There’s also one weird side plot where Alkassim seems to be forced to marry his cousin (not the cousin part that’s weird) but it’s unclear whether she’s just in love with him or if they get married because he leaves her pretty easily for Lola Benny. This probably could have been cut out completely without heavily affecting the plot.
I didn’t see the point of it.
I do respect the fact that they really went all out in trying to make this an epic film, but I think the crew got in a little over their heads.
I’m pretty neutral on the animation style. It’s not bad, but the humans and the backgrounds are in two different styles that don’t mesh very well together in my mind. The roto-scoping, slightly 3-D animation style of the humans works well in certain sections like the battles and bigger musical numbers but the rest of the time, I found it distracting,
And the animation style feels kind of dated. It reminds me a lot of the direct-to-video Disney sequels back in the 90s’ and 00s’. Had this been put out by a major U.S.studio I’d be far more critical of the style. I just have higher expectations of animation in 2021. But for a first animated feature, it’s good.
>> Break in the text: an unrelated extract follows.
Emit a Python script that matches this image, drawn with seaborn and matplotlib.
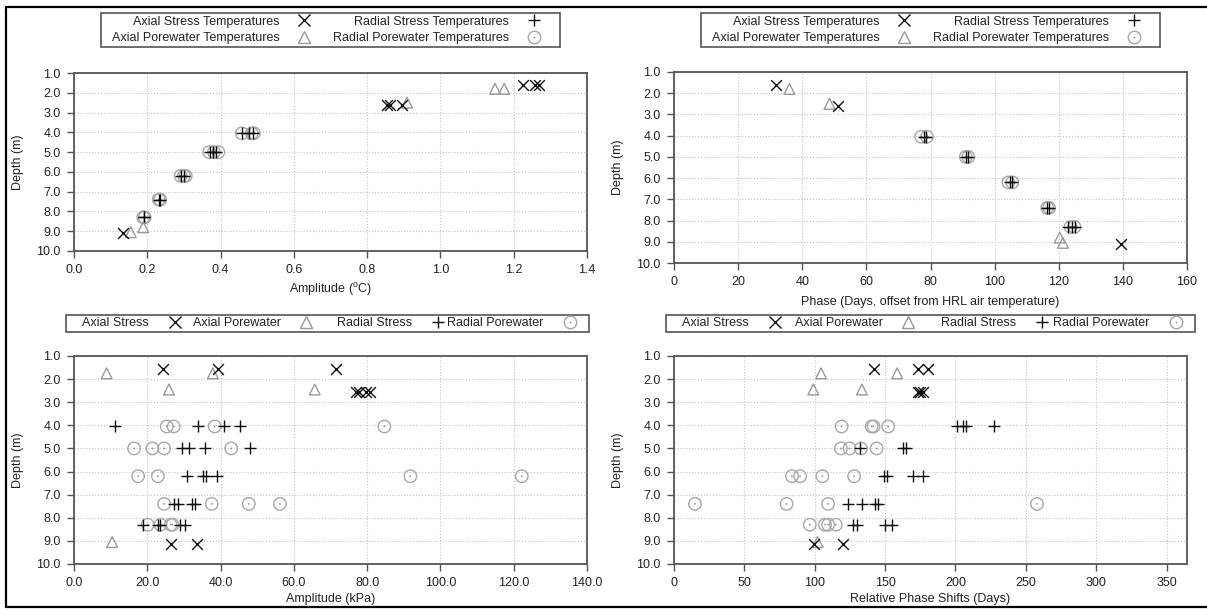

There’s a lot of room for improvement. I have yet to find a perfect film and this film is no exception. But I also find it hard to complain too much about it because of what this film means to Egypt.
Let’s face it, Middle Eastern representation in children’s media is basically non-existent. I won’t even get into how people from the Middle East are portrayed in adult media because that’s just a whole other can of worms.
This film is important because it not only has good representation but because it tells a story that is important to the Egyptian people. This is going to be a story children are familiar with and they’re going to be able to see people who look and talk like them positively portrayed on screen,
It also calls out some of the stereotypes. The movie goes out of its way to present the Arab merchants as a kind and honorable people rather than violent, as they are in Aladdin’s “Arabian Nights.”
The movie avoids exoticizing the culture and there’s not a single female belly dancer to be seen throughout the whole movie.
And while Lola Benny rejects other suitors, she’s never punished or pushed to get married by her father. Admittedly her dad reminds me a lot of the Sultan just in his character design, but I think that was intentional on the part of the filmmakers.
The film took 20 years to make from conception to finished product; which is an insanely long time I do not doubt that the animation process took them the longest time, considering how detailed many of the scenes are and how long it takes seasoned animators to do their job.
It also explains why the film looks kind of dated.
Even if I didn’t love this film and found it dull in some places, it’s still a historically and culturally significant film that will no doubt inspire a new generation of Arab animators. Either way, I’m glad I found it.
I haven’t reviewed many things from the Middle East and it’s always nice to try something different. I loved learning about the history of this film, just because the making of it is so interesting.
It’s on Netflix, so I do recommend checking it out when you have the chance. I hope this film becomes more popular overseas because I want to see more of what this director can do.
For all we know, we just saw the birth of an Egyptian Studio Ghibli.
And that’s the scoop.
Grade: B –
Year of release: 2019
Length: 96 minutes
Writer: Bashir El Dik
Directors: Bashir El Dik, Ibrahim Mousa
Voice actors: Medhat Saleh, Donia Samir Ghanem, Mohamed Henedy, Maged El Kedwany, Abdel Rahman Abou Zahra, Ghassan Matar, Lekaa El Khamisy.